If you’re already beginning to flag, take heart, there’s quite a lot coming up that can safely be edited out. The cynosure of Room 4 is a hideous nude portrait of Ida Rubinstein by Serov; Bakst’s portrait of the impressario Sergei Diaghilev looks on suitably unabashed. There are too many Russian daubs here, the best of which is the wonderfully vulgar ‘Peasant Woman Dancing’ by Philipp Malyavin, gaudy but intense and vital. The next room, optimistically entitled ‘New Directions in Russian Art’, is mostly dead-ends. Robert Falk’s ‘Steamboat Landing’ has some invention, largely through its use of green, and Alexander Golovin’s ‘Pavlovsk’ has curiosity of pattern, but much of the rest is third-rate. In room 6, a change of pace and quality is at once apparent, with Tatlin’s eloquently minimal ‘Female Model’, a good Chagall (‘The Promenade’), Goncharova’s emblematic and frieze-like ‘Peasants’ and Larionov’s pictographic ‘Winter’, recalling our own Alan Davie (born 1920, and currently showing new work in London at Gimpel Fils and James Hyman Gallery).

Gallery 7 holds only a few not very good paintings of the Cubo–Futurist persuasion, eked out by a wall of photos, in contrast to Gallery 8 which features three magnificent Malevichs on the end wall. They hang there like deeply reverberant gongs: a cross, a circle and a square, black motifs on grey canvas with white frames, against a warmer grey wall, luminous and magical. To their right is also a Malevich red square. For these radical paintings alone this exhibition is worth seeing. They may not look as revolutionary today as they did in 1915, or even in the 1920s, when so much since has taken their message, elaborated on it and parroted it mercilessly, but these are images which mark a new world-view. The other experiments here towards abstraction rather pale into insignificance, though I enjoyed Ivan Punin’s violin and the fascinating failure of Kandinsky’s ‘Composition VII’ which simply doesn’t hold together, but is so good in parts. Exit through the Central Hall where a 2001 model of Tatlin’s famous tower offers a final monument to Constructivism.

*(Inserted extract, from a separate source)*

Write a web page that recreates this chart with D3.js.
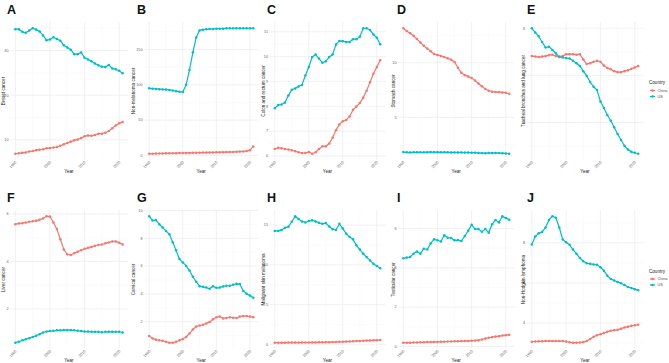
<!DOCTYPE html>
<html><head>
<meta charset="utf-8">
<script src="https://d3js.org/d3.v7.min.js"></script>
<style>
  body { margin: 0; background: #fff; }
  text { font-family: "Liberation Sans", Arial, sans-serif; }
</style>
</head>
<body>
<svg id="chart" width="669" height="363"></svg>
<script>
const years = [1990,1991,1992,1993,1994,1995,1996,1997,1998,1999,2000,2001,2002,2003,2004,2005,
               2006,2007,2008,2009,2010,2011,2012,2013,2014,2015,2016,2017,2018,2019,2020,2021];
const xTicks = [1990, 2000, 2010, 2020];
const countries = ["China", "US"];

// A breast
const breastChina = [6.9,7.0,7.1,7.2,7.4,7.5,7.7,7.8,7.9,8.1,8.2,8.3,8.4,8.7,9.0,9.3,9.6,9.9,10.1,10.4,10.8,11.0,10.9,11.1,11.4,11.4,11.6,12.0,12.6,13.2,13.7,14.0];
const breastUS = [34.8,34.8,34.2,34.0,34.5,35.0,34.7,34.3,33.4,32.3,32.5,33.0,32.6,32.2,31.2,30.7,30.2,29.2,29.2,29.6,28.4,28.0,27.6,27.1,26.7,26.4,26.3,26.8,26.0,25.8,25.5,24.9];
const breastTicks = [10, 20, 30];
// B non-melanoma
const nmscChina = [2.5,2.6,2.7,2.8,2.9,3.0,3.0,3.2,3.3,3.4,3.5,3.6,3.7,3.8,3.9,4.0,4.1,4.2,4.3,4.4,4.5,4.6,4.7,4.8,4.9,5.0,5.2,5.5,5.8,6.3,7.5,12.8];
const nmscUS = [95,94.5,94.2,93.8,93.5,93.2,92.8,92,91,90.3,90,100,121,146,167,177,178,178.5,179,179,179.5,179.5,179.5,180,180,180,180,180,180,180,180,180];
const nmscTicks = [0, 50, 100, 150];
// C colon and rectum
const colonChina = [6.28,6.33,6.31,6.28,6.26,6.23,6.19,6.15,6.12,6.12,6.16,6.09,6.15,6.28,6.39,6.39,6.50,6.73,7.04,7.27,7.40,7.45,7.59,7.86,7.99,8.13,8.34,8.63,8.97,9.31,9.58,9.85];
const colonUS = [7.92,8.05,8.07,8.15,8.43,8.67,8.72,8.80,8.86,9.24,9.58,9.98,10.08,9.92,9.75,9.81,9.98,10.08,10.49,10.63,10.62,10.59,10.59,10.70,10.70,10.80,11.14,11.14,11.07,10.89,10.76,10.50];
const colonTicks = [6, 7, 8, 9, 10, 11];
// D stomach
const stomachChina = [13.15,12.90,12.69,12.47,12.16,11.85,11.54,11.30,11.05,10.80,10.71,10.62,10.52,10.40,10.28,10.06,9.54,9.07,8.86,8.73,8.61,8.36,8.09,7.84,7.59,7.44,7.35,7.31,7.31,7.28,7.25,7.16];
const stomachUS = [1.82,1.80,1.79,1.80,1.81,1.80,1.80,1.81,1.82,1.81,1.81,1.80,1.81,1.80,1.79,1.79,1.79,1.79,1.78,1.78,1.77,1.76,1.74,1.73,1.72,1.73,1.74,1.74,1.73,1.72,1.70,1.67];
const stomachTicks = [5, 10];
// E lung
const lungChina = [5.41,5.40,5.39,5.40,5.41,5.43,5.44,5.41,5.40,5.41,5.45,5.45,5.45,5.44,5.45,5.34,5.24,5.26,5.29,5.31,5.29,5.21,5.16,5.13,5.09,5.07,5.07,5.09,5.11,5.14,5.17,5.20];
const lungUS = [6.00,5.91,5.83,5.71,5.59,5.61,5.54,5.47,5.39,5.38,5.37,5.36,5.31,5.26,5.20,5.09,4.99,4.86,4.76,4.69,4.45,4.31,4.16,4.04,3.90,3.76,3.63,3.51,3.43,3.38,3.36,3.34];
const lungTicks = [4, 5, 6];
// F liver
const liverChina = [5.57,5.60,5.61,5.64,5.67,5.69,5.71,5.76,5.81,5.90,5.89,5.64,5.36,4.93,4.50,4.30,4.27,4.34,4.41,4.47,4.53,4.57,4.61,4.66,4.69,4.71,4.76,4.80,4.84,4.84,4.79,4.71];
const liverUS = [0.57,0.61,0.67,0.71,0.76,0.81,0.86,0.93,1.00,1.04,1.06,1.07,1.09,1.09,1.10,1.10,1.10,1.09,1.07,1.06,1.04,1.04,1.03,1.03,1.03,1.01,1.03,1.03,1.03,1.03,1.03,1.00];
const liverTicks = [2, 4, 6];
// G cervical
const cervixChina = [0.98,0.80,0.71,0.66,0.63,0.56,0.49,0.49,0.56,0.66,0.76,0.90,1.15,1.44,1.66,1.73,1.78,1.88,1.98,2.17,2.32,2.37,2.24,2.27,2.32,2.29,2.27,2.37,2.41,2.41,2.37,2.32];
const cervixUS = [9.59,9.29,9.32,9.02,8.78,8.54,8.29,7.73,7.15,6.51,6.27,6.02,5.68,5.24,4.88,4.56,4.51,4.46,4.37,4.56,4.44,4.46,4.54,4.59,4.59,4.66,4.73,4.71,4.22,4.02,3.88,3.73];
const cervixTicks = [2, 4, 6, 8, 10];
// H melanoma
const melanomaChina = [0.21,0.21,0.21,0.21,0.22,0.22,0.22,0.22,0.23,0.23,0.23,0.24,0.24,0.25,0.26,0.27,0.28,0.29,0.31,0.32,0.34,0.35,0.37,0.39,0.41,0.43,0.45,0.47,0.49,0.51,0.53,0.55];
const melanomaUS = [14.27,14.27,14.40,14.66,14.79,15.43,16.11,15.77,15.47,15.34,15.51,15.60,15.47,15.30,15.17,15.26,14.83,14.49,14.40,15.17,14.57,13.93,13.50,13.21,12.48,11.92,11.41,10.98,10.56,10.13,9.87,9.57];
const melanomaTicks = [0, 5, 10, 15];
// I testicular
const testisChina = [0.19,0.19,0.19,0.20,0.20,0.21,0.21,0.22,0.22,0.23,0.23,0.24,0.24,0.25,0.25,0.26,0.26,0.27,0.27,0.28,0.29,0.30,0.32,0.35,0.40,0.44,0.47,0.50,0.52,0.55,0.57,0.59];
const testisUS = [4.48,4.52,4.55,4.72,4.83,4.72,4.97,4.93,5.24,5.45,5.40,5.34,5.66,5.53,5.52,5.40,5.41,5.36,5.62,5.88,6.19,5.97,5.97,5.83,5.97,5.79,6.22,6.43,6.31,6.62,6.53,6.45];
const testisTicks = [0, 2, 4, 6];
// J non-Hodgkin
const nhlChina = [3.07,3.08,3.09,3.09,3.10,3.10,3.10,3.10,3.10,3.10,3.08,3.04,3.02,3.02,3.03,3.05,3.10,3.20,3.31,3.39,3.44,3.50,3.56,3.62,3.64,3.66,3.72,3.78,3.82,3.86,3.89,3.92];
const nhlUS = [7.92,8.31,8.47,8.54,8.76,9.14,9.32,9.25,8.76,8.17,8.03,7.90,7.66,7.46,7.24,7.08,6.98,6.95,6.92,6.90,6.78,6.61,6.36,6.20,6.12,6.05,5.98,5.90,5.80,5.75,5.69,5.63];
const nhlTicks = [4, 6, 8];

const panels = [
  {tag: "A", title: "Breast cancer", china: breastChina, us: breastUS, ticks: breastTicks},
  {tag: "B", title: "Non-melanoma cancer", china: nmscChina, us: nmscUS, ticks: nmscTicks},
  {tag: "C", title: "Colon and rectum cancer", china: colonChina, us: colonUS, ticks: colonTicks},
  {tag: "D", title: "Stomach cancer", china: stomachChina, us: stomachUS, ticks: stomachTicks},
  {tag: "E", title: "Tracheal bronchus and lung cancer", china: lungChina, us: lungUS, ticks: lungTicks, legend: true},
  {tag: "F", title: "Liver cancer", china: liverChina, us: liverUS, ticks: liverTicks},
  {tag: "G", title: "Cervical cancer", china: cervixChina, us: cervixUS, ticks: cervixTicks},
  {tag: "H", title: "Malignant skin melanoma", china: melanomaChina, us: melanomaUS, ticks: melanomaTicks},
  {tag: "I", title: "Testicular cancer", china: testisChina, us: testisUS, ticks: testisTicks},
  {tag: "J", title: "Non-Hodgkin lymphoma", china: nhlChina, us: nhlUS, ticks: nhlTicks, legend: true}
];

const colors = d3.scaleOrdinal().domain(countries).range(["#F8766D", "#00BFC4"]);

// plot areas
const cols = [[10, 128], [144, 258.5], [269.5, 385.5], [398, 514.5], [526.5, 643.5]];
const rows = [[22, 160], [210, 349]];
const colLeft = [0, 130, 260, 390, 520];

const svg = d3.select("#chart");

panels.forEach((p, i) => {
  const c = i % 5, r = Math.floor(i / 5);
  const [x0, x1] = cols[c];
  const [y0, y1] = rows[r];
  const g = svg.append("g");

  const xspan = years[years.length - 1] - years[0];
  const x = d3.scaleLinear()
    .domain([years[0] - 0.05 * xspan, years[years.length - 1] + 0.05 * xspan])
    .range([x0, x1]);
  const all = p.china.concat(p.us);
  const [lo, hi] = d3.extent(all);
  const y = d3.scaleLinear()
    .domain([lo - 0.05 * (hi - lo), hi + 0.05 * (hi - lo)])
    .range([y1, y0]);

  // minor grid
  const step = p.ticks[1] - p.ticks[0];
  const minorY = [];
  for (let k = -1; k < p.ticks.length; k++) {
    const v = p.ticks[0] + step * (k + 0.5);
    if (v > y.domain()[0] && v < y.domain()[1]) minorY.push(v);
  }
  const minorX = [1995, 2005, 2015];
  g.selectAll("line.minory").data(minorY).join("line")
    .attr("x1", x0).attr("x2", x1)
    .attr("y1", d => y(d)).attr("y2", d => y(d))
    .attr("stroke", "#f5f5f5").attr("stroke-width", 0.4);
  g.selectAll("line.minorx").data(minorX).join("line")
    .attr("y1", y0).attr("y2", y1)
    .attr("x1", d => x(d)).attr("x2", d => x(d))
    .attr("stroke", "#f5f5f5").attr("stroke-width", 0.4);
  // major grid
  const shown = p.ticks.filter(t => t >= y.domain()[0] && t <= y.domain()[1]);
  g.append("g").selectAll("line").data(shown).join("line")
    .attr("x1", x0).attr("x2", x1)
    .attr("y1", d => y(d)).attr("y2", d => y(d))
    .attr("stroke", "#ebebeb").attr("stroke-width", 0.7);
  g.append("g").selectAll("line").data(xTicks).join("line")
    .attr("y1", y0).attr("y2", y1)
    .attr("x1", d => x(d)).attr("x2", d => x(d))
    .attr("stroke", "#ebebeb").attr("stroke-width", 0.7);

  // y tick labels
  g.append("g").selectAll("text").data(shown).join("text")
    .attr("x", x0 - 1.5).attr("y", d => y(d) + 1.3)
    .attr("text-anchor", "end").attr("font-size", 3.8).attr("fill", "#666")
    .text(d => d);
  // x tick labels, rotated
  g.append("g").selectAll("text").data(xTicks).join("text")
    .attr("transform", d => `translate(${x(d) + 1.5},${y1 + 2.5}) rotate(-45)`)
    .attr("text-anchor", "end").attr("font-size", 3.8).attr("fill", "#666")
    .text(d => d);

  // axis titles
  g.append("text").attr("x", (x0 + x1) / 2).attr("y", y1 + 13)
    .attr("text-anchor", "middle").attr("font-size", 4.6).attr("fill", "#222")
    .text("Year");
  g.append("text")
    .attr("transform", `translate(${colLeft[c] + 5},${(y0 + y1) / 2}) rotate(-90)`)
    .attr("text-anchor", "middle").attr("font-size", 4.6).attr("fill", "#222")
    .text(p.title);

  // panel tag
  g.append("text").attr("x", colLeft[c] + 7).attr("y", r === 0 ? 14 : 202)
    .attr("font-size", 12.5).attr("font-weight", "bold").attr("fill", "#111")
    .text(p.tag);

  // series
  const line = d3.line().x((d, k) => x(years[k])).y(d => y(d));
  [["China", p.china], ["US", p.us]].forEach(([name, vals]) => {
    g.append("path").datum(vals)
      .attr("d", line).attr("fill", "none")
      .attr("stroke", colors(name)).attr("stroke-width", 1.2);
    g.append("g").selectAll("circle").data(vals).join("circle")
      .attr("cx", (d, k) => x(years[k])).attr("cy", d => y(d))
      .attr("r", 1.25).attr("fill", colors(name));
  });

  // legend
  if (p.legend) {
    const cy = (y0 + y1) / 2;
    const lg = g.append("g").attr("transform", `translate(649,${cy - 7})`);
    lg.append("text").attr("x", 0).attr("y", 0).attr("font-size", 4.6).attr("fill", "#222").text("Country");
    countries.forEach((name, k) => {
      const ly = 6.5 + k * 6;
      lg.append("line").attr("x1", 1).attr("x2", 6).attr("y1", ly).attr("y2", ly)
        .attr("stroke", colors(name)).attr("stroke-width", 1.2);
      lg.append("circle").attr("cx", 3.5).attr("cy", ly).attr("r", 1.25).attr("fill", colors(name));
      lg.append("text").attr("x", 8.5).attr("y", ly + 1.4).attr("font-size", 3.8).attr("fill", "#4d4d4d").text(name);
    });
  }
});
</script>
</body>
</html>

With such great things to see and marvel at, it may be thought that the contingent of mediocre Russian art which comes with the package is just the price we have to pay to enjoy the masterpieces. Unfortunately, this isn’t quite the case: there’s a hefty £11 admission charge as well. So you’re also paying for a high percentage of dud material. My point remains: at least be careful to avoid wasting time on it.